Other anthropomorphic pictures are “Mother and Child” (two buildings in a delicate relationship), and “Portrait” (a vertigo inducing — portrait).
Not all the pictures work in this way. The ones I took the photos for are all fairly normal realist paintings.(this may say something about my photography). In the case of “Out MOMA’s Window” and “Paris-Metro” what’s most interesting is how they are painted. “MOMA” looks the way it does because it is painted on an unprimed panel. If there is a message beyond Connolly’s Restaurant Pub it might be that I’m looking out the window instead of at the rooms full of art behind me. But that was only true of the moment, I did look at a lot of pictures. “Paris-Metro” is painted in Marbelux, a commercial wall coating that I have treated as negative fresco. Instead of plastering the wall and painting it, I have applied the coloured plaster to the surface. It is even more awkward than painting with stucco. Marbelux won’t even drip. It’s like painting with extra thick, extra sticky cake icing. It’s a difficult medium to use. In the power outage my tins froze and I lost seventy-five dollars worth of Marbelux.

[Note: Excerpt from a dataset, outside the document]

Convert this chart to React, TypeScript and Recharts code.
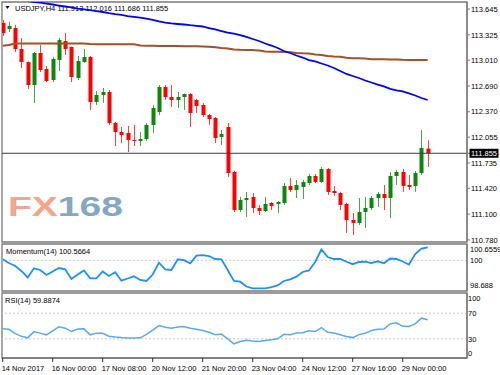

The “Cityscapes” show had it debut at the Wychwood Gallery now named the Peter McKendrick Community Gallery. Don — from “Peace of Mind Art Transport Co” — drove the pieces to the gallery. It was the first warm day in months. In shirtsleeves we went to lunch. Anne came by later and rearranged my order, making it pronouncedly better. She has an aptitude for seeing the large picture and curated the show to the betterment of all the pieces. A beautiful day, a beautiful show, everything was looking sunny. Then — the next day was one of the worst blizzards of the winter — figures. By opening night the world was back in the “let’s stay home” deep freeze. A huge thank you to all those devoted art lovers who ventured out and were so supportive of my efforts. An extra special thank you to those who purchased pieces. I’m sorry more people couldn’t see the show- it was only up for six days. I have contemplated remounting “Cityscapes” but I’m already on the next idea so I’m not sure. You may have to settle for seeing it on line.